Wenn der Rollstuhl zum Insekt wird

Mehr als 500 Zuschauer haben die Vorstellung der Schweicher-Erlanger Theatergruppe beim 26. Schultheater der Länder in Nürnberg gefeiert. Das preisgekrönte Theaterstück "...was guckst du?!!" fesselte das Publikum von der ersten bis zur letzten Sekunde.

 Der Rollstuhl als Insekt: Mike Hoff und Michael Mayoral in der Szene „Orthopädische Symphonie“. Foto: privat

Der Rollstuhl als Insekt: Mike Hoff und Michael Mayoral in der Szene „Orthopädische Symphonie“. Foto: privat

Schweich. (red) Gespenstige, konzentrierte Stille herrscht während des Theaterstücks "...was guckst du?!!" beim 26. Schultheater der Länder in Nürnberg. Schatten huschen über die Leinwand im Hintergrund der Bühne, riesige Insekten erscheinen, wie Scherenschnitt wirkt das Bild, als ein Jugendlicher Seifenblasen in ein grünliches Licht bläst. Die sechs Levana-Schüler aus Schweich und fünf Studentinnen der Friedrich-Alexander-Universität Erlangen/Nürnberg führen ihr Stück als Schattentheater auf. Mit aufbrausenden Schlussapplaus und Jubelrufen befreit sich das Publikum aus dieser visuellen (Alb)Traumreise.

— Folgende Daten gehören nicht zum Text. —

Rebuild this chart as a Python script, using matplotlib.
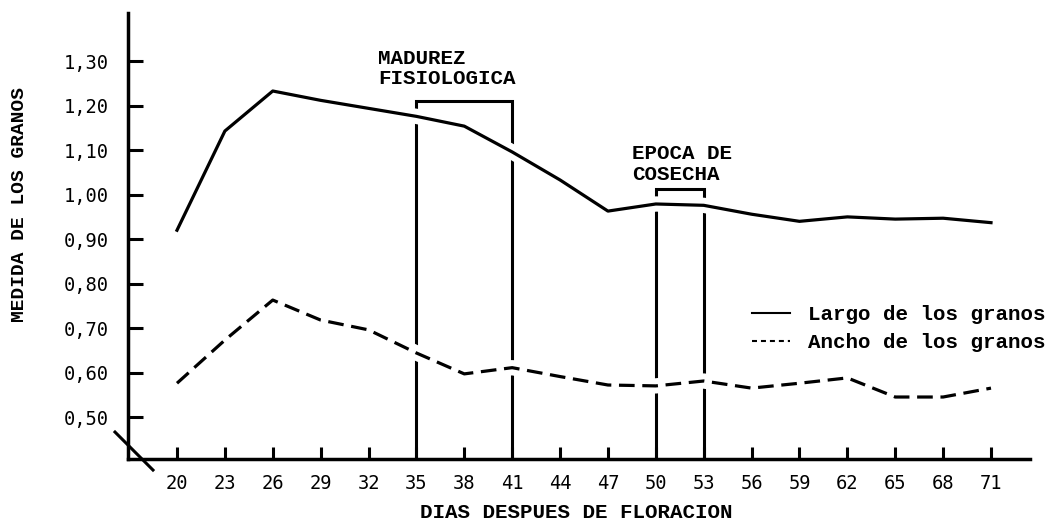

Erst kürzlich sahnte die Theatergruppe beim "Schulen kooperieren mit Kultur"-Wettbewerb in Berlin ab (der TV berichtete), nun hat sie Rheinland-Pfalz beim größten europäischen Schultheaterfestival vertreten. Dabei wollte sie ihr Publikum nicht nett unterhalten, sondern vielmehr mit ihrem kooperativen und integrativen Stück "...was guckst du?!!" wachrütteln, gesetzte Normen hinterfragen, zum Nachdenken über Normalsein und Anderssein anregen und beim Publikum Emotionen freisetzen.

Seit einem Jahr hat sich die Gruppe intensiv mit dem Thema Eigen- und Fremdwahrnehmung sowie Behinderung auseinandergesetzt. Sie hat sich zu Proben in Erlangen und in Schweich getroffen und dabei "...was guckst du?!!" entwickelt. Für die Studentengruppe aus Erlangen war es das erste Mal, dass sie mit der Technik des Schattentheaters konfrontiert waren. Umgekehrt lernten die Schweicher Schüler mit Livebildkamera und Bildbearbeitungsprogrammen umzugehen. Insgesamt 13 Szenen sind dabei entstanden. In Nürnberg hat die Gruppe nun vor einem großen Fachpublikum ihr Stück uraufführt.

"Der Zuschauer treibt auf einem visuellen Meer von Emotionen und lässt sich voll und ganz auf die mit Bedacht komponierten Phänomene ein", beschreibt die Festivalzeitung "stagecom" in ihrer Rezension. Nach dem Stück sind auch die Levana-Schüler von Kameras umzingelt und antworten auf die Fragen der Redakteure. Sabine Mergen aus Saarburg sagt: "Mit Schatten kann man unheimlich vielseitig experimentieren, man ist dadurch frei. Wir lernen keine Texte auswendig, sondern erfinden unsere Stücke frei!" In der Szene mit dem Rollstuhl diene die Livebildkamera dazu, den Zuschauer in den Schatten des Rollstuhls hineinzuprojizieren. "Da wird der eine oder andere Zuschauer ins Nachdenken gekommen sein!", sagt Julia Sonnhüter aus Erlangen. "Wenn der Rollstuhl zum insektenhaften, dunklen Riesenmonster wird - und man bildhaft an ihn gebunden ist - gleitet man vollends in eine uns feindliche Welt über."